● **Dataset content**
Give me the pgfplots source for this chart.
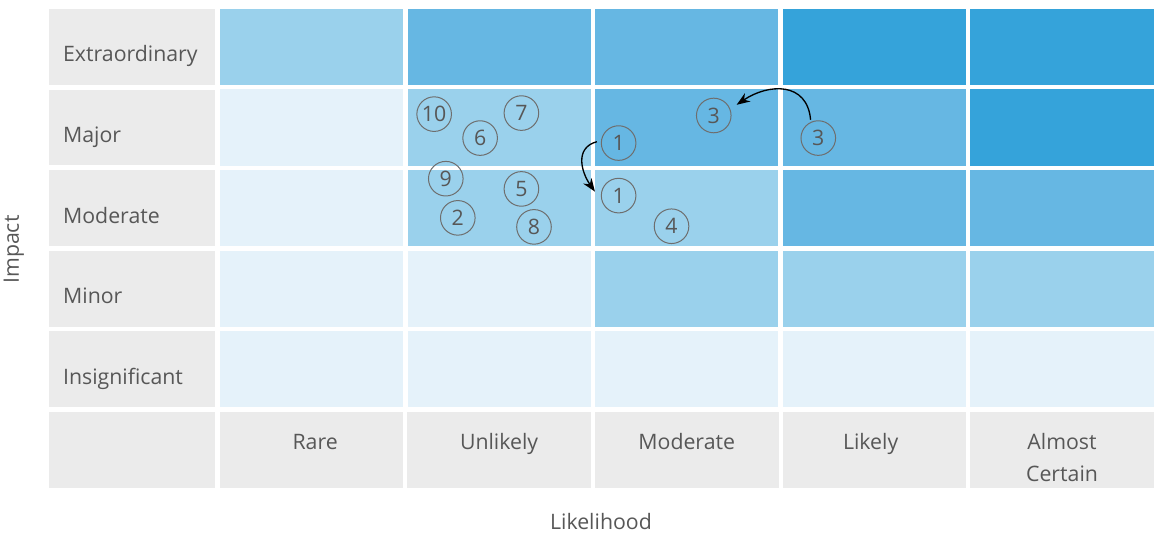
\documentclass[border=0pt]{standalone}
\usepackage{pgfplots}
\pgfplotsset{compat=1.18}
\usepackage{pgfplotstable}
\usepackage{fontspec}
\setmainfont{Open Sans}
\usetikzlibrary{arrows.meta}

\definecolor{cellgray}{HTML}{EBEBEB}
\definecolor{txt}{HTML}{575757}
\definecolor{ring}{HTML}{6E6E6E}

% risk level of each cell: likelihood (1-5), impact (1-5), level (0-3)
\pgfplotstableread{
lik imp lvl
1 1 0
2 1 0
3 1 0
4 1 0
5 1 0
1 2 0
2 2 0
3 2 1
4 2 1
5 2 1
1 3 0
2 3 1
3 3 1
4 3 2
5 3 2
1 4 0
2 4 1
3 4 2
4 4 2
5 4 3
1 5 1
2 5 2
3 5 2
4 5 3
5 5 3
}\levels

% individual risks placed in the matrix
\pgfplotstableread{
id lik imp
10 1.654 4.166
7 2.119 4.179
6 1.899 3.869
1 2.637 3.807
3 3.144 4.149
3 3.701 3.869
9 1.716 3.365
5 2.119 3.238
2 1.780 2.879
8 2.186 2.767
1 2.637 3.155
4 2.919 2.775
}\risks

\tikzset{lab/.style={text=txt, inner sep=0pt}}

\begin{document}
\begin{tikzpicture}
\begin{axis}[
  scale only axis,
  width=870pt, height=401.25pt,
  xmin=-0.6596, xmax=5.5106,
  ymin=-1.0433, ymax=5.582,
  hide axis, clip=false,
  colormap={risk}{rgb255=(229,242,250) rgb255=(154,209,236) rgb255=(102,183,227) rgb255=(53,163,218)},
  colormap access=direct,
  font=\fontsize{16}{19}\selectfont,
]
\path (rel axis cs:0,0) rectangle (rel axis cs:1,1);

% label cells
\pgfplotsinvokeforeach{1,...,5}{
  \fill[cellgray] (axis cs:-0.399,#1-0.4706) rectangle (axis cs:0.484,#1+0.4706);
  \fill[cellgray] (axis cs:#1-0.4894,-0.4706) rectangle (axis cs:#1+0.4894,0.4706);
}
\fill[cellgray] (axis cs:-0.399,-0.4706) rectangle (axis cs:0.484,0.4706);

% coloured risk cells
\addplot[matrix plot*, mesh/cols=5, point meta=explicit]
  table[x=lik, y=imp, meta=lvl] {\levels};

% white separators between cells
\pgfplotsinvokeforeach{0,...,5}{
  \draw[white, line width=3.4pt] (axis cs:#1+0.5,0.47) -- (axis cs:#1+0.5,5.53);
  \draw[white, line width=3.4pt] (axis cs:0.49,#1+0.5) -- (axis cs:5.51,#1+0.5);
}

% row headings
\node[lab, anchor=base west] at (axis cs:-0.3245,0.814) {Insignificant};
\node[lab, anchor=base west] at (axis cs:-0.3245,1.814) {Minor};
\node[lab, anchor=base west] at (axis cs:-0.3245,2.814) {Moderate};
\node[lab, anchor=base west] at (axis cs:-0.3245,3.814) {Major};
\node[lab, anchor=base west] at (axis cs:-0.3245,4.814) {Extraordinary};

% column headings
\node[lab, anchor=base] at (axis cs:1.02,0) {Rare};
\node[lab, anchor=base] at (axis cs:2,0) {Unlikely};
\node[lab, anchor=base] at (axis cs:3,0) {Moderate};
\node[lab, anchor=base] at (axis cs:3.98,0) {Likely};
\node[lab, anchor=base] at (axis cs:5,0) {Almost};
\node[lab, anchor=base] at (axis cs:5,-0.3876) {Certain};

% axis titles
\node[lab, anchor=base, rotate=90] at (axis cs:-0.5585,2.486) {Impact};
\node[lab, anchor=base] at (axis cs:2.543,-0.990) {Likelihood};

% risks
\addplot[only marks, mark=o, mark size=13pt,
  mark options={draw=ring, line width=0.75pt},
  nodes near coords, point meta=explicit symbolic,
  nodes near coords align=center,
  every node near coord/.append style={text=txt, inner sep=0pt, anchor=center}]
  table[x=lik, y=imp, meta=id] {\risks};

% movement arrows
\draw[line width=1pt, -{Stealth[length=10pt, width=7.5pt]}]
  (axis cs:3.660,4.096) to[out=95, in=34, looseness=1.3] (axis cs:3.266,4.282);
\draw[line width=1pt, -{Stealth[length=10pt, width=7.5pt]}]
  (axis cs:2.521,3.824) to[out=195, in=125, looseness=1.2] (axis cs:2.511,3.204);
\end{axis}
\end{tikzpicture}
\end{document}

● **Problem to work on**
Output each line exactly; omit every picture.

● **Answer in full**
Give me the pgfplots source for this chart.
\documentclass[border=0pt]{standalone}
\usepackage{pgfplots}
\pgfplotsset{compat=1.18}
\usepackage{pgfplotstable}
\usepackage{fontspec}
\setmainfont{Open Sans}
\usetikzlibrary{arrows.meta}

\definecolor{cellgray}{HTML}{EBEBEB}
\definecolor{txt}{HTML}{575757}
\definecolor{ring}{HTML}{6E6E6E}

% risk level of each cell: likelihood (1-5), impact (1-5), level (0-3)
\pgfplotstableread{
lik imp lvl
1 1 0
2 1 0
3 1 0
4 1 0
5 1 0
1 2 0
2 2 0
3 2 1
4 2 1
5 2 1
1 3 0
2 3 1
3 3 1
4 3 2
5 3 2
1 4 0
2 4 1
3 4 2
4 4 2
5 4 3
1 5 1
2 5 2
3 5 2
4 5 3
5 5 3
}\levels

% individual risks placed in the matrix
\pgfplotstableread{
id lik imp
10 1.654 4.166
7 2.119 4.179
6 1.899 3.869
1 2.637 3.807
3 3.144 4.149
3 3.701 3.869
9 1.716 3.365
5 2.119 3.238
2 1.780 2.879
8 2.186 2.767
1 2.637 3.155
4 2.919 2.775
}\risks

\tikzset{lab/.style={text=txt, inner sep=0pt}}

\begin{document}
\begin{tikzpicture}
\begin{axis}[
  scale only axis,
  width=870pt, height=401.25pt,
  xmin=-0.6596, xmax=5.5106,
  ymin=-1.0433, ymax=5.582,
  hide axis, clip=false,
  colormap={risk}{rgb255=(229,242,250) rgb255=(154,209,236) rgb255=(102,183,227) rgb255=(53,163,218)},
  colormap access=direct,
  font=\fontsize{16}{19}\selectfont,
]
\path (rel axis cs:0,0) rectangle (rel axis cs:1,1);

% label cells
\pgfplotsinvokeforeach{1,...,5}{
  \fill[cellgray] (axis cs:-0.399,#1-0.4706) rectangle (axis cs:0.484,#1+0.4706);
  \fill[cellgray] (axis cs:#1-0.4894,-0.4706) rectangle (axis cs:#1+0.4894,0.4706);
}
\fill[cellgray] (axis cs:-0.399,-0.4706) rectangle (axis cs:0.484,0.4706);

% coloured risk cells
\addplot[matrix plot*, mesh/cols=5, point meta=explicit]
  table[x=lik, y=imp, meta=lvl] {\levels};

% white separators between cells
\pgfplotsinvokeforeach{0,...,5}{
  \draw[white, line width=3.4pt] (axis cs:#1+0.5,0.47) -- (axis cs:#1+0.5,5.53);
  \draw[white, line width=3.4pt] (axis cs:0.49,#1+0.5) -- (axis cs:5.51,#1+0.5);
}

% row headings
\node[lab, anchor=base west] at (axis cs:-0.3245,0.814) {Insignificant};
\node[lab, anchor=base west] at (axis cs:-0.3245,1.814) {Minor};
\node[lab, anchor=base west] at (axis cs:-0.3245,2.814) {Moderate};
\node[lab, anchor=base west] at (axis cs:-0.3245,3.814) {Major};
\node[lab, anchor=base west] at (axis cs:-0.3245,4.814) {Extraordinary};

% column headings
\node[lab, anchor=base] at (axis cs:1.02,0) {Rare};
\node[lab, anchor=base] at (axis cs:2,0) {Unlikely};
\node[lab, anchor=base] at (axis cs:3,0) {Moderate};
\node[lab, anchor=base] at (axis cs:3.98,0) {Likely};
\node[lab, anchor=base] at (axis cs:5,0) {Almost};
\node[lab, anchor=base] at (axis cs:5,-0.3876) {Certain};

% axis titles
\node[lab, anchor=base, rotate=90] at (axis cs:-0.5585,2.486) {Impact};
\node[lab, anchor=base] at (axis cs:2.543,-0.990) {Likelihood};

% risks
\addplot[only marks, mark=o, mark size=13pt,
  mark options={draw=ring, line width=0.75pt},
  nodes near coords, point meta=explicit symbolic,
  nodes near coords align=center,
  every node near coord/.append style={text=txt, inner sep=0pt, anchor=center}]
  table[x=lik, y=imp, meta=id] {\risks};

% movement arrows
\draw[line width=1pt, -{Stealth[length=10pt, width=7.5pt]}]
  (axis cs:3.660,4.096) to[out=95, in=34, looseness=1.3] (axis cs:3.266,4.282);
\draw[line width=1pt, -{Stealth[length=10pt, width=7.5pt]}]
  (axis cs:2.521,3.824) to[out=195, in=125, looseness=1.2] (axis cs:2.511,3.204);
\end{axis}
\end{tikzpicture}
\end{document}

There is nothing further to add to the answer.